Set 3 – 10 Lines on Earthquake for Higher Class Students
The following set of 10 lines on earthquakes will be useful for students who are in classes 10, 11 and 12.
- An earthquake refers to when the ground on the earth shakes as a result of the movement of tectonic plates under the crust of the earth.
- The central point where the earthquake impacts the most is called the epicentre, and the vibrations take place in a circular fashion around the epicentre.
- The vibrations or the shaking of the earth is caused by what we call seismic waves that are caused by the shaking of tectonic plates under the crust of the earth.
- The magnitude of an earthquake refers to how intense the earthquake was and it also implies how much damage it has caused at the epicentre and surrounding areas.
- The magnitude is measured on the Richter scale using a seismograph by a specialist.
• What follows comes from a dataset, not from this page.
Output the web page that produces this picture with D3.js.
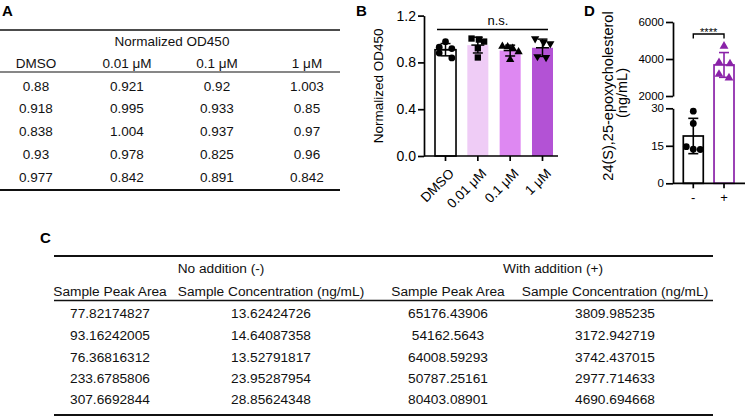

- Earthquakes with a magnitude of 1 to 3 are considered to be relatively minor, those with a magnitude of 3.1 to 6.9 are considered moderate or strong, while any earthquakes with a magnitude higher than 7 are considered to be strong and highly destructive.
- It is incredibly necessary to take all the necessary security measures when an earthquake takes place, such as assembling in an open ground or crouching under tables to ensure that no heavy objects fall upon us.
- There are several earthquake hazards such as displacement of the ground and the falling of buildings, trees, light poles, etc. due to the pressure, flooding in case a dam or levee breaks due to the seismic waves, and fires caused by gas lines which may break.
- It is important to be aware of the various hazards that an earthquake can bring, and also take the appropriate safety measures during earthquakes, such as assembling in an open field or hiding underneath solid and stable furniture such as a desk or bed so as to prevent any objects falling on you.
- The worst earthquake in the history of the world is called the Valdivia Earthquake, which took place near Chile in the year 1960, and had a magnitude of 9.5, killing nearly 5700 people and leaving a million homeless.
Frequently Asked Questions on Earthquake
What does magnitude mean?
Magnitude is the word we use when referring to the ‘size’ of an earthquake, and it based on the measurement of the rigour of the earthquake provided by a seismograph. Magnitude is measured on a scale of 1 to 10, where magnitudes of 1 to about 2.5 can hardly be felt, but are yet recorded by a seismograph. Earthquakes with magnitudes 3 to 7 are moderate and strong and can cause severe amounts of damage. Earthquakes above the magnitude of 8, and especially 9, are disastrous and can bring long-term destruction of the epicentre and its surrounding areas.
What are some earthquakes which caused a lot of destruction?
The Valdivia Earthquake of 1960 took place in Chile. It had a magnitude of 9.5, had 5700 casualties and many more injured, and it rendered 1 million people homeless.
The 1964 Great Alaska Earthquake in Southern Alaska had a magnitude of 9.2 and 131 people died, while damages incurred crossed 300 million dollars at the time. The Indian Ocean Earthquake of 2004 was coupled with the Indian Ocean Tsunami of 2004, with a magnitude of 9.1 and 227898 deaths along the coast of the Indian Ocean.
What is a seismograph?
A seismograph is a device which is used to measure the magnitude of an earthquake. It is also called a seismometer.
What is a tectonic plate?
The crust of the earth is divided into several tectonic plates, which are small layers of the upper mantle of the earth. As these tectonic plates collide, they create mountains, and as they separate, they create canals, canyons, etc. and when there is a movement in these plates, the surface of the earth shakes as what we call an earthquake.